In pointed remarks that emphasized the military nature of America’s newest service branch, the head of the U.S. Space Force called on its members to embrace their role as warriors in space.

Speaking March 3 at the Air & Space Forces Association’s Warfare Conference in Aurora, Colorado, Gen. Chance Saltzman, chief of space operations, insisted that guardians — as Space Force personnel are known — must view themselves as war fighters on par with their counterparts in other military branches.

“We must think of space as a war fighting domain, rather than just a collection of support activities,” Saltzman said.

Saltzman’s remarks come in the wake of a recent report that called into question the Space Force’s “warfighting ethos,” suggesting the service has prioritized defensive satellite protection over developing offensive capabilities needed to deter adversaries.
Focus on space control

The ability to contest and dominate the domain during conflicts is what the Space Force strives for, he said.

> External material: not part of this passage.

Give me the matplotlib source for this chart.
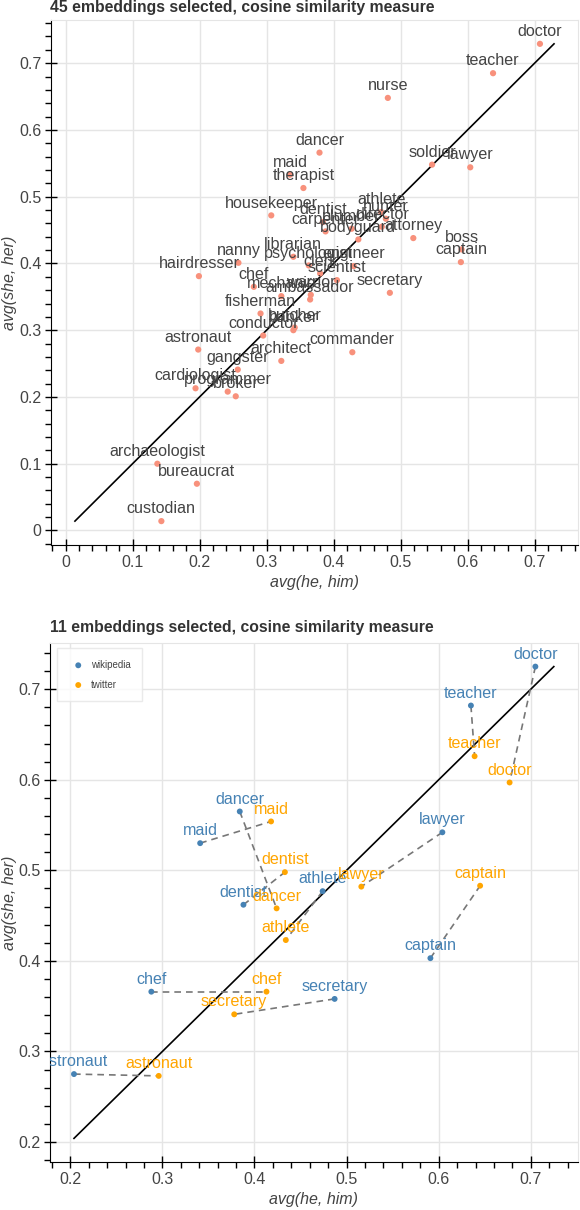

“Space control is how the Space Force achieves space superiority,” Saltzman said, meaning the ability to contest and control the space domain during conflict, allowing the United States to operate without interference while denying adversaries the same advantage.

“Domain control is the special province of war fighters, a unique responsibility that only military services hold. It is the thing that distinguishes the Navy from the Merchant Marine and the Air Force from Southwest Airlines.”

Saltzman made clear this control function is what separates the Space Force from civilian space agencies, commercial satellite operators, and even the service’s own historical roots.

“It’s not enough to just deliver services from orbit anymore,” he said. “It’s not enough to monitor health and status in a benign environment, to design satellites to last in the harsh environment of space. While this is still necessary, it’s no longer sufficient.”

Space control capabilities would employ both kinetic and non-kinetic means to affect adversary space systems through disruption, degradation, and potentially destruction if necessary, according to Saltzman. These capabilities could be used “for both offensive and defensive purposes at the direction of combatant commands.”

Saltzman noted that space control represents “a new function for our fledgling service” and identified it as his “number one priority” when speaking with executive and legislative leaders.

“Historically, we’ve avoided talking too much about space control,” he admitted. “But why would you have a military space service if not to execute space control? If we’re going to truly embrace our status as space war fighters, then we need to also embrace our fundamental responsibility for space control.”

He announced that the Space Force will soon publish new doctrine and guidance on space control, urging all guardians to read “Space Force doctrine document one” as soon as it becomes available.
Call for field innovation

While reinforcing the strategic direction, Saltzman also called on field units to take initiative rather than waiting for headquarters to solve all challenges related to training and readiness.

“At headquarters we are not living the mission day to day,” he noted. “The space staff simply does not have the same level of understanding, awareness or daily insight to direct the activities for readiness.”

While promising to continue development of better training systems, ranges and simulators, he challenged guardians: “You cannot afford to wait on the headquarters to deliver better answers. I need guardians in the field to find a way.”

The establishment of the Space Force in December 2019 was driven by concerns over growing threats in space, particularly from China and Russia, which have been developing counterspace weapons.

“We must be ready to contest and control our domain,” Saltzman concluded, “to overcome threats and outwit a thinking opponent, to build our systems to withstand a determined adversary — in short, to be space-minded war fighters.”